Any given city or county government, by mobilizing many people in a small area and wielding force, can strongly offset the powers of state governments and of the national government within a city or county. In the aggregate, a few cities or counties can decisively overpower the light local footprint and weak reach of the applicable state governments and of the national government.
Like the many speakeasies and patrons during Prohibition, city and county governments and the cities’ and counties’ people can make even a constitutional amendment unenforceable and therefore moot.
How might this work to take down Planned Parenthood’s new Lubbock Health Center?
A city government can be a central focus of people who organize. The city government has criminal ordinances, zoning, police, prosecutors, judges, and jails, and can provide jury trials.
To use offsetting constitutional powers to prevent abortions, ordinances can provide rules and penalties criminalizing abortion and conspiracy to commit abortion. Zoning can disallow any occupancy used to commit abortions. Police can arrest, prosecutors can prosecute, judges and jurors can try and sentence, and jails can imprison.
To use offsetting constitutional powers to secure people’s rights to protect life, police can refuse to arrest or extradite and can provide armed protection against outside forces. Judges and juries can return innocent verdicts and jailors can refuse to imprison. All these actions are needed to support the protection of the right to life that’s the most fundamental rule in the Constitution—which of course, everywhere in the United States of America, is the supreme law.
Maybe state politicians in Texas, or maybe national politicians, would successfully fight for abortion at first in a single, small city that opposes abortion. But if there are two cities, or ten, or a hundred, the fights will quickly become limited to more Progressive places. And once abortion is clearly illegal in at least one place, its pretense of legality across the country will be stripped away and its days will be numbered everywhere. Desegregation in Arkansas didn’t succeed because there were federal troops as much as because segregation was wrong, so people’s determination to take action in support of segregation eventually collapsed.
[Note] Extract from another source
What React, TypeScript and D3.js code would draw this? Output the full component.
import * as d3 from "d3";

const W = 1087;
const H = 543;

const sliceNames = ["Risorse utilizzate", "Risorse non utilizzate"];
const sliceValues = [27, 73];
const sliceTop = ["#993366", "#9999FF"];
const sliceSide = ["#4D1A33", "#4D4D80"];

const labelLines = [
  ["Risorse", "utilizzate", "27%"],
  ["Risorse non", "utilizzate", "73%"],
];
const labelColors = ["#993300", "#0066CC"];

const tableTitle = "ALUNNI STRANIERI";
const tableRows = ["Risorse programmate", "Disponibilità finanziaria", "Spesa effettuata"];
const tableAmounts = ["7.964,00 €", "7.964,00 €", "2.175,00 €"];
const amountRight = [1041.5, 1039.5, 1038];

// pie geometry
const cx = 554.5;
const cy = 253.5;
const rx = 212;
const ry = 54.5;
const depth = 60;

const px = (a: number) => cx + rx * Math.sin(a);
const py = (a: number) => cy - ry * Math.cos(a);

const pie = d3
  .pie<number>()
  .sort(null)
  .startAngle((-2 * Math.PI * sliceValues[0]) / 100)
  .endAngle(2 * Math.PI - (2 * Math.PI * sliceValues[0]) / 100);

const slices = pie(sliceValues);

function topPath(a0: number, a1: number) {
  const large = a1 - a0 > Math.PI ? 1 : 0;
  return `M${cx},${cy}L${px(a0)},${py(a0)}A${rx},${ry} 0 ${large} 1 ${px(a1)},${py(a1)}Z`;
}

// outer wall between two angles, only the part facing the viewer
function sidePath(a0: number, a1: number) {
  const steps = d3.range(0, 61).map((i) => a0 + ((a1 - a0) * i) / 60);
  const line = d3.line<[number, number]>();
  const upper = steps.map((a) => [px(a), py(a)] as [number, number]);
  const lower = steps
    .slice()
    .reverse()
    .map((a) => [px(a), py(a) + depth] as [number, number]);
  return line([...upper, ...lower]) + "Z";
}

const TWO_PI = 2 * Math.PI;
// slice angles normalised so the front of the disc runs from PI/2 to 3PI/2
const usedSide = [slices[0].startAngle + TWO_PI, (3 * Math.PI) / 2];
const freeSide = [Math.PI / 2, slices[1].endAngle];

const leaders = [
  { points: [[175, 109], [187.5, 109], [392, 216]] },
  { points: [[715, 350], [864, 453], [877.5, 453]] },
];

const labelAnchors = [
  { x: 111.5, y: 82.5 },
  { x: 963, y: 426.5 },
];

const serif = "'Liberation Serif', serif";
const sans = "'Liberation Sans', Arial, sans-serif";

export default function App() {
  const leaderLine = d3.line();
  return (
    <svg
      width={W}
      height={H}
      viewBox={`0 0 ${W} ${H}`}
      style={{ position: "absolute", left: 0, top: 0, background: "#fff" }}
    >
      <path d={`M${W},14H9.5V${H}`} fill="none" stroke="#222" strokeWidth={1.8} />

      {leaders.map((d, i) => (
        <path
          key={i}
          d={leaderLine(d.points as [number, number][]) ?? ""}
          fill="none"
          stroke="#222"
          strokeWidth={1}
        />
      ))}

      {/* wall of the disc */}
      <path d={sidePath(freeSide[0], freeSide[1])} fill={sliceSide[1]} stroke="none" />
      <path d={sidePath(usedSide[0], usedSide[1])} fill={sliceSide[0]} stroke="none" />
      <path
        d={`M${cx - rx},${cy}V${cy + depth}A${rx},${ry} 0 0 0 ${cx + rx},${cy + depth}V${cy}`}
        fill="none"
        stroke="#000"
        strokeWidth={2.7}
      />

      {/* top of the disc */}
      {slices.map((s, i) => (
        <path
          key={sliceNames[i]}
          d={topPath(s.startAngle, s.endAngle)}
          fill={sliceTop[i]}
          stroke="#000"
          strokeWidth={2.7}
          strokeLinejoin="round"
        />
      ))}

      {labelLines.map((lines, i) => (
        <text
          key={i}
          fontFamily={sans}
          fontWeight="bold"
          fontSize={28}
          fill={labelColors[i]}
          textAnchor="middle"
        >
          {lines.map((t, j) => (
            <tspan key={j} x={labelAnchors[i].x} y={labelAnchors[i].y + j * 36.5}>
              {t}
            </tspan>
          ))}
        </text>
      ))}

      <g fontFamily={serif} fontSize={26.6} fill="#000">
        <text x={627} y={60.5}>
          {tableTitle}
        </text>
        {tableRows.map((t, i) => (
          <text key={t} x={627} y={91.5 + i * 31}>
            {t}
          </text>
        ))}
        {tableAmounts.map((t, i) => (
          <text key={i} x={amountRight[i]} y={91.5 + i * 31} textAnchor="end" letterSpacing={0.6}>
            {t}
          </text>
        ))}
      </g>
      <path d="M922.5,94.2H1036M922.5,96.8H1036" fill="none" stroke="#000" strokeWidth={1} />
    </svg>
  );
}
In Lubbock and elsewhere, what’s most glaringly missing aren’t voters who support the Constitution but rather government officers who support the Constitution—who understand that this requires that they use their opposing powers to limit others in government.
In Lubbock, the ordinance that voters approved is the ordinance that the city council earlier disapproved unanimously, with all seven members voting against it. Not one council member used his power to support the Constitution, even to make secure the fundamental right to life.
Focus on Elections
The understanding that government officials need to use their offsetting powers to limit unconstitutional actions by others in government was clear in the founding generation, was acted on by Jefferson and Jackson in office, and was echoed by Lincoln when he was a candidate for president.
The understanding that jurors need to use their own offsetting power of jury nullification to limit unconstitutional actions by others in government is among the strongest reasons why the Bill of Rights secures everyone’s right to a trial by jury.
The voters are ready, but the activists haven’t created the solution, and most of the current officers in all our governments are a large part of the problem.
Most of these officers, through specific actions and specific failures to act, are in fact conspirators to commit abortion. And whichever persons have the most power to prevent abortion and fail to use their power are the people who are the most culpable, who deserve the most severe punishment.
Abortion is a particularly systemic failure. It’s enabled by the disuse of offsetting powers. This disuse started when the Constitution became law, and over the generations this disuse morphed from vice to habit to custom.
Activists and voters need to focus their activism on electing officers who will support the Constitution by using their constitutional authority to end abortion.